Closed EleFri closed 1 year ago
It is right that it shouldn't be allowed. However, there is no way of controlling it through the XML schema. The w-element is defined as mixed content (so words can have time anchors at any place):
<xs:element name="w">
<xs:complexType mixed="true">
<xs:sequence>
<xs:element minOccurs="0" maxOccurs="unbounded" ref="tei:anchor"/>
</xs:sequence>
<xs:attribute ref="xml:id" use="required"/>
<xs:attribute name="type" type="xs:string"/>
<xs:attribute name="norm" type="xs:string"/>
<xs:attribute name="lemma" type="xs:string"/>
<xs:attribute name="pos" type="xs:string"/>
<xs:attribute name="phon" type="xs:string"/>
</xs:complexType>
</xs:element>
Unfortunately, the text part of mixed content cannot be constrained (https://docstore.mik.ua/orelly/xml/schema/ch07_05.htm), so there is no way to tell the schema that <w>
must not be empty.
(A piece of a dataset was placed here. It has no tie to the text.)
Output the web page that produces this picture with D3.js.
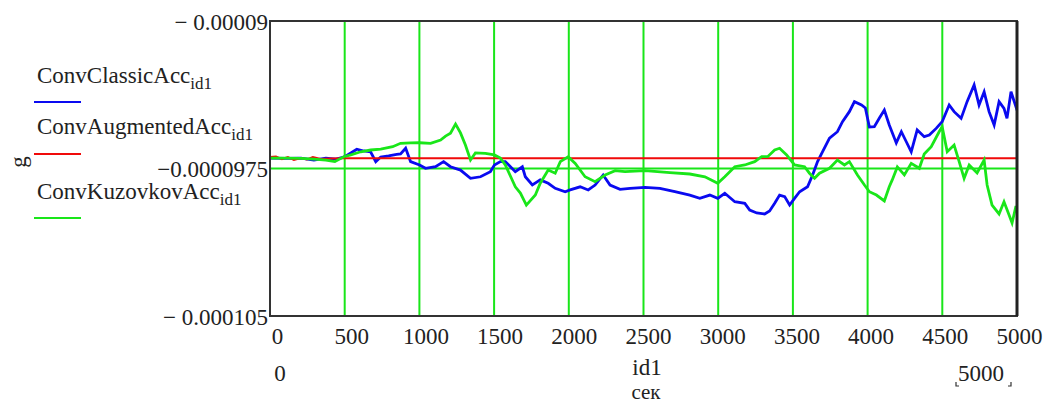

The same is true for the FLN schema, so no way either to control this in the source FLNs. This would have to be checked in another way (e.g. through RelaxNG, through a script).
Ok, than we should do this using a java script. A corresponding issue was created in the DGD code repository:
https://gitlab.ids-mannheim.de/pb-muendliche-korpora/dgd-code/-/issues/54
An empty w-element occurs in the transcript FOLK_E_00442_SE_01_T_01. That shouldn't be allowed. @Thomas: is that correct?